Data segment →
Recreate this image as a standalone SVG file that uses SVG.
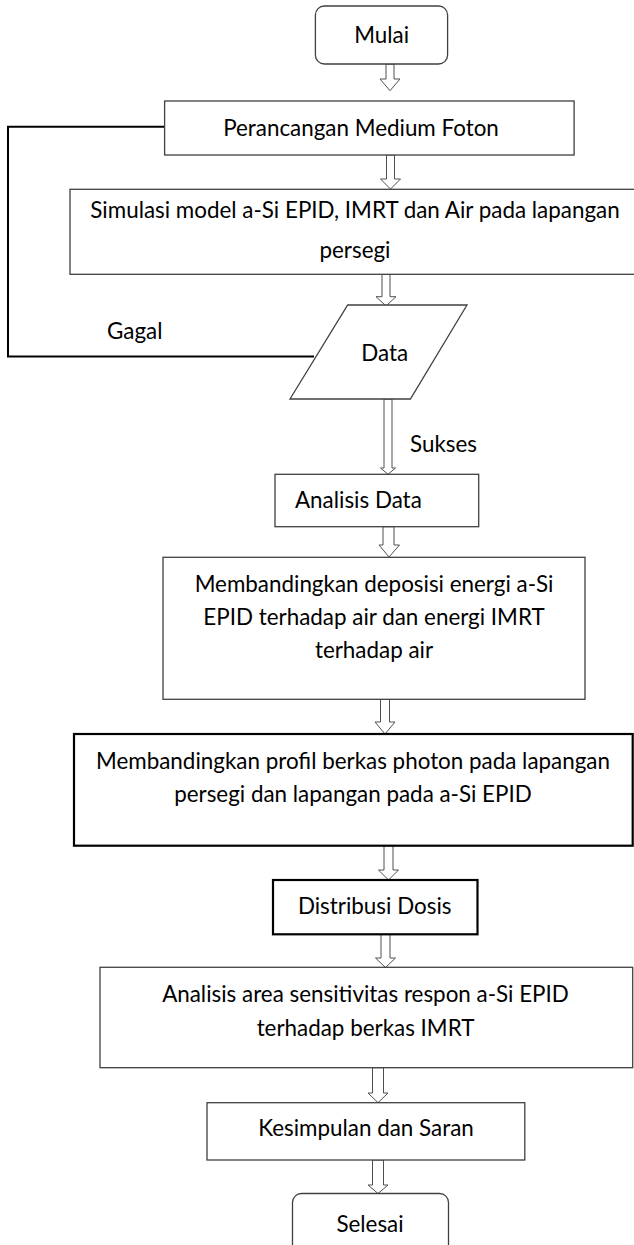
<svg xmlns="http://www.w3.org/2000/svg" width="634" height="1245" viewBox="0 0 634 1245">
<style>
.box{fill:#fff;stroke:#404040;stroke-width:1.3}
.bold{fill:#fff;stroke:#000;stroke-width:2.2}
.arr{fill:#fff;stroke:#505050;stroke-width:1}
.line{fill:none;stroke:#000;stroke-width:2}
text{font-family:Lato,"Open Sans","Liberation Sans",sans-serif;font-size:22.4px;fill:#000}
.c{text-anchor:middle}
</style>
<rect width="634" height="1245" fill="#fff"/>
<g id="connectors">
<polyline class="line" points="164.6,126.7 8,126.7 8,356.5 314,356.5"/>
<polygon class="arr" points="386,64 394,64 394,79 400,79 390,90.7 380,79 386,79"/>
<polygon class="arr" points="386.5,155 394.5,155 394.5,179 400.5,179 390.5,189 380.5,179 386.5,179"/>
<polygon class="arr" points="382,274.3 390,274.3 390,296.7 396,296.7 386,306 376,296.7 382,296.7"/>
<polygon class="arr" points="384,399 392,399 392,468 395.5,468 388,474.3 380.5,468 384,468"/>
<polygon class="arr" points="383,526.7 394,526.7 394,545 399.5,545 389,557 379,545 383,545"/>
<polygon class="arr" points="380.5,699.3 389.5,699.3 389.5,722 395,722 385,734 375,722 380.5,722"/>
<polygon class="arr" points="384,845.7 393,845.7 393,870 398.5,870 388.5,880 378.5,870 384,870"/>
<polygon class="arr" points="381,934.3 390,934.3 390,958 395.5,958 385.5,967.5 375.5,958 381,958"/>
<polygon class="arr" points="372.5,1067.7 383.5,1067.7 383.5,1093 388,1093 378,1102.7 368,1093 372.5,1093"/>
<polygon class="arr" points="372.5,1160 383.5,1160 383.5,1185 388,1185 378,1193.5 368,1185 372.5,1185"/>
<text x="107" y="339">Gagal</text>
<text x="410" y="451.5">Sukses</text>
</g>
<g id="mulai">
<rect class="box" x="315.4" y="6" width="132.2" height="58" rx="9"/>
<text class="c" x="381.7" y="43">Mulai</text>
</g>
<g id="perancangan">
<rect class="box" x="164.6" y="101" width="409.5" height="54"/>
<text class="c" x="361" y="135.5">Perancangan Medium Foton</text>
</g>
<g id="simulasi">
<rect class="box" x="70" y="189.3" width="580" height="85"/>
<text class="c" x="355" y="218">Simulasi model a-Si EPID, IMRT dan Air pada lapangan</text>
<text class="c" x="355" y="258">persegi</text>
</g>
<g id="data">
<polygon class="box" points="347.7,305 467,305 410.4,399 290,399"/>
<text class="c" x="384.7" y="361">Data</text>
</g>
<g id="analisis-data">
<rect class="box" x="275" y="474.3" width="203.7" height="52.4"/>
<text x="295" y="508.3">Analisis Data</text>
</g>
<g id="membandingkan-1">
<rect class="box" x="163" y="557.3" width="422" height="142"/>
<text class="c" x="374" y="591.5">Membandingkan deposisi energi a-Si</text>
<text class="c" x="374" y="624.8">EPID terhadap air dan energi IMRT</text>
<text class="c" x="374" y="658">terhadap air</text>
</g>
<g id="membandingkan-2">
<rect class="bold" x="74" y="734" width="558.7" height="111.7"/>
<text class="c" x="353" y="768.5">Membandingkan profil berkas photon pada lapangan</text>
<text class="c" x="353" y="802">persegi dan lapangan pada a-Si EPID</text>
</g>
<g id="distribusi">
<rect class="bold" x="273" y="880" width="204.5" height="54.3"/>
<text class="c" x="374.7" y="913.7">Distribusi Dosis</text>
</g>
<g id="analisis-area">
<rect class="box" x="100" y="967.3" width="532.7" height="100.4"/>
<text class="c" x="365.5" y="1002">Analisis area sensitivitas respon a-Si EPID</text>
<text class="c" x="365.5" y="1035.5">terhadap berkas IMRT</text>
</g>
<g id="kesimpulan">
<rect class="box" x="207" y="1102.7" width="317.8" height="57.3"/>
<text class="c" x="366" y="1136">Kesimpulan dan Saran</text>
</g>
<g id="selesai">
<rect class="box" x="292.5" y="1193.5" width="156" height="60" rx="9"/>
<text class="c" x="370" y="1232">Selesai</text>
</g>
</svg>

Exercise objective →
Reproduce every line precisely as given, omitting all pictures.

Exercise solution →
Recreate this image as a standalone SVG file that uses SVG.
<svg xmlns="http://www.w3.org/2000/svg" width="634" height="1245" viewBox="0 0 634 1245">
<style>
.box{fill:#fff;stroke:#404040;stroke-width:1.3}
.bold{fill:#fff;stroke:#000;stroke-width:2.2}
.arr{fill:#fff;stroke:#505050;stroke-width:1}
.line{fill:none;stroke:#000;stroke-width:2}
text{font-family:Lato,"Open Sans","Liberation Sans",sans-serif;font-size:22.4px;fill:#000}
.c{text-anchor:middle}
</style>
<rect width="634" height="1245" fill="#fff"/>
<g id="connectors">
<polyline class="line" points="164.6,126.7 8,126.7 8,356.5 314,356.5"/>
<polygon class="arr" points="386,64 394,64 394,79 400,79 390,90.7 380,79 386,79"/>
<polygon class="arr" points="386.5,155 394.5,155 394.5,179 400.5,179 390.5,189 380.5,179 386.5,179"/>
<polygon class="arr" points="382,274.3 390,274.3 390,296.7 396,296.7 386,306 376,296.7 382,296.7"/>
<polygon class="arr" points="384,399 392,399 392,468 395.5,468 388,474.3 380.5,468 384,468"/>
<polygon class="arr" points="383,526.7 394,526.7 394,545 399.5,545 389,557 379,545 383,545"/>
<polygon class="arr" points="380.5,699.3 389.5,699.3 389.5,722 395,722 385,734 375,722 380.5,722"/>
<polygon class="arr" points="384,845.7 393,845.7 393,870 398.5,870 388.5,880 378.5,870 384,870"/>
<polygon class="arr" points="381,934.3 390,934.3 390,958 395.5,958 385.5,967.5 375.5,958 381,958"/>
<polygon class="arr" points="372.5,1067.7 383.5,1067.7 383.5,1093 388,1093 378,1102.7 368,1093 372.5,1093"/>
<polygon class="arr" points="372.5,1160 383.5,1160 383.5,1185 388,1185 378,1193.5 368,1185 372.5,1185"/>
<text x="107" y="339">Gagal</text>
<text x="410" y="451.5">Sukses</text>
</g>
<g id="mulai">
<rect class="box" x="315.4" y="6" width="132.2" height="58" rx="9"/>
<text class="c" x="381.7" y="43">Mulai</text>
</g>
<g id="perancangan">
<rect class="box" x="164.6" y="101" width="409.5" height="54"/>
<text class="c" x="361" y="135.5">Perancangan Medium Foton</text>
</g>
<g id="simulasi">
<rect class="box" x="70" y="189.3" width="580" height="85"/>
<text class="c" x="355" y="218">Simulasi model a-Si EPID, IMRT dan Air pada lapangan</text>
<text class="c" x="355" y="258">persegi</text>
</g>
<g id="data">
<polygon class="box" points="347.7,305 467,305 410.4,399 290,399"/>
<text class="c" x="384.7" y="361">Data</text>
</g>
<g id="analisis-data">
<rect class="box" x="275" y="474.3" width="203.7" height="52.4"/>
<text x="295" y="508.3">Analisis Data</text>
</g>
<g id="membandingkan-1">
<rect class="box" x="163" y="557.3" width="422" height="142"/>
<text class="c" x="374" y="591.5">Membandingkan deposisi energi a-Si</text>
<text class="c" x="374" y="624.8">EPID terhadap air dan energi IMRT</text>
<text class="c" x="374" y="658">terhadap air</text>
</g>
<g id="membandingkan-2">
<rect class="bold" x="74" y="734" width="558.7" height="111.7"/>
<text class="c" x="353" y="768.5">Membandingkan profil berkas photon pada lapangan</text>
<text class="c" x="353" y="802">persegi dan lapangan pada a-Si EPID</text>
</g>
<g id="distribusi">
<rect class="bold" x="273" y="880" width="204.5" height="54.3"/>
<text class="c" x="374.7" y="913.7">Distribusi Dosis</text>
</g>
<g id="analisis-area">
<rect class="box" x="100" y="967.3" width="532.7" height="100.4"/>
<text class="c" x="365.5" y="1002">Analisis area sensitivitas respon a-Si EPID</text>
<text class="c" x="365.5" y="1035.5">terhadap berkas IMRT</text>
</g>
<g id="kesimpulan">
<rect class="box" x="207" y="1102.7" width="317.8" height="57.3"/>
<text class="c" x="366" y="1136">Kesimpulan dan Saran</text>
</g>
<g id="selesai">
<rect class="box" x="292.5" y="1193.5" width="156" height="60" rx="9"/>
<text class="c" x="370" y="1232">Selesai</text>
</g>
</svg>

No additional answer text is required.